Requiring victory to set up a winner-take-all rumble with Toulon in Swansea this coming weekend, the visitors would not have a better chance – or, indeed, another chance of any description. The last word went to Ryan Lamb, who, after replacing the excellent Bowden at outside-half, banged over a savagely difficult left-sided penalty to extend his side's lead to a dozen points. It was a neat contribution from a man routinely accused of not knowing how to close out a game.
By way of rounding off a rough day for the Welsh rugby nation, Holley reported that Adam Jones, so crucial in the Six Nations context, had suffered strained ligaments in his left elbow – an injury that prevented him retaking the field after the interval. Corbisiero will not see this as a triumph: there is honour among props, just as there is among thieves. The England management will see it differently, however.
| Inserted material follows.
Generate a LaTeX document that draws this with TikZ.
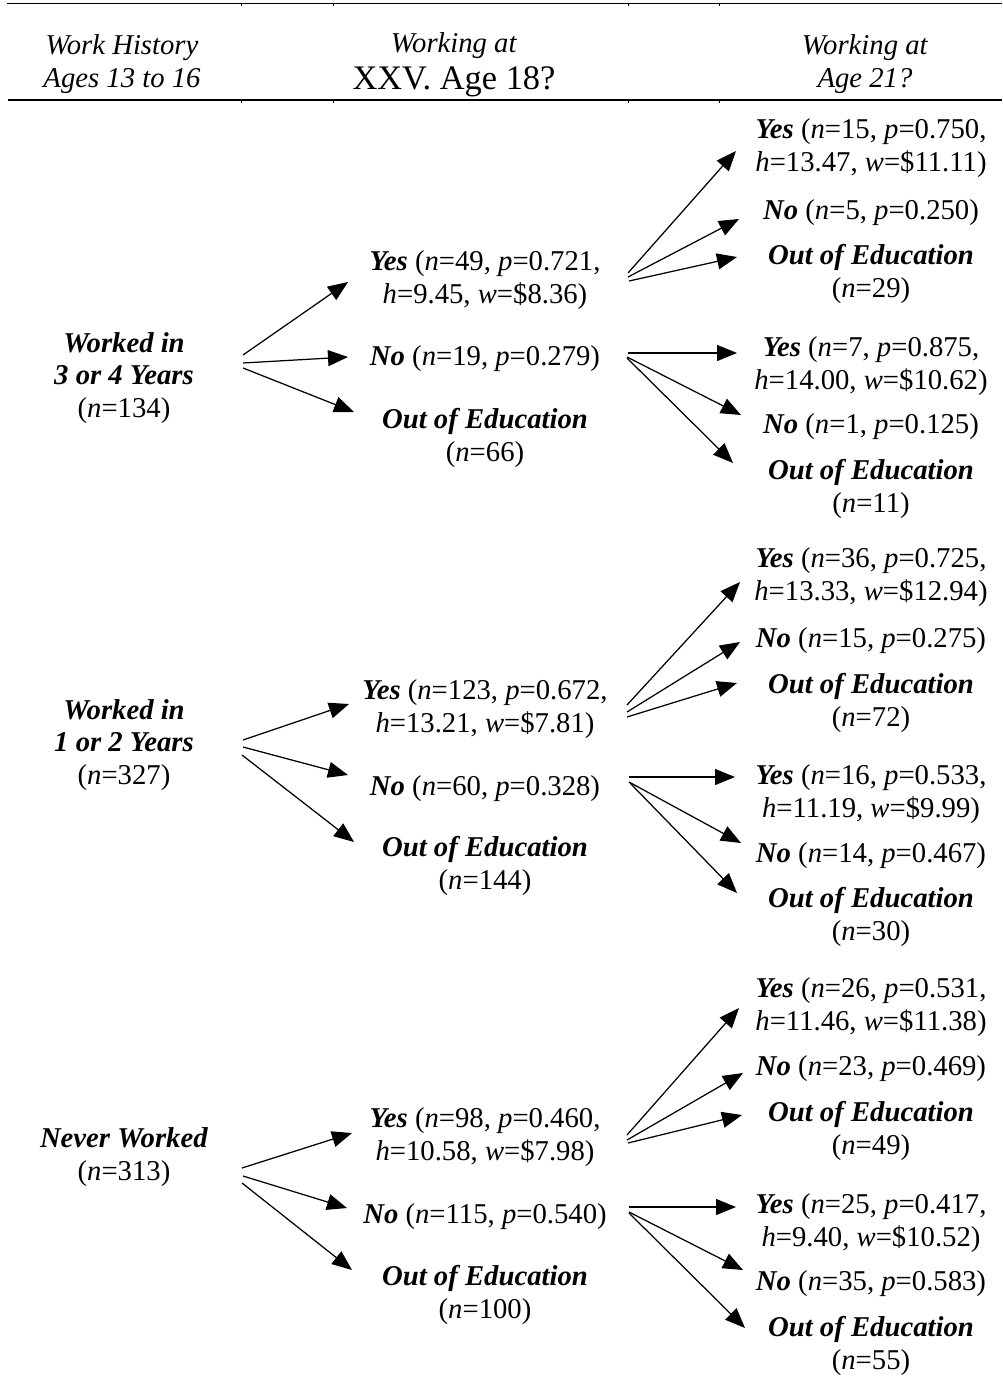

The game at the Millennium Stadium on 4 February is so important to both countries, honour is the last thing on their minds.
London Irish: Tries Tagicakibau, Ojo; Conversion Bowden; Penalties Bowden (3), Lamb.
Ospreys: Penalties Biggar (3), Hook.
London Irish: D Armitage; T Ojo, E Seveali'i, S Mapusua (capt), S Tagicakibau (A Thompstone, 85); D Bowden (R Lamb, 78), D Allinson; A Corbisiero (D Murphy, 72), J Buckland, F Rautenbach (P Ion, 52), N Kennedy, M Garvey, G Stowers (J Gibson, 72), S Armitage (B Baney, 75), C Hala'ufia.
Ospreys: B Davies (L Byrne, 52); N Walker, T Bowe, J Hook, R Fussell; D Biggar (S Parker, 61), M Phillips (J Nutbrown, 81); P James (D Jones, 61), R Hibbard (H Bennett, 61), A Jones (C Mitchell, h-t), R Jones, A W Jones (capt), J Collins, M Holah (J Tipuric, 49), J Thomas.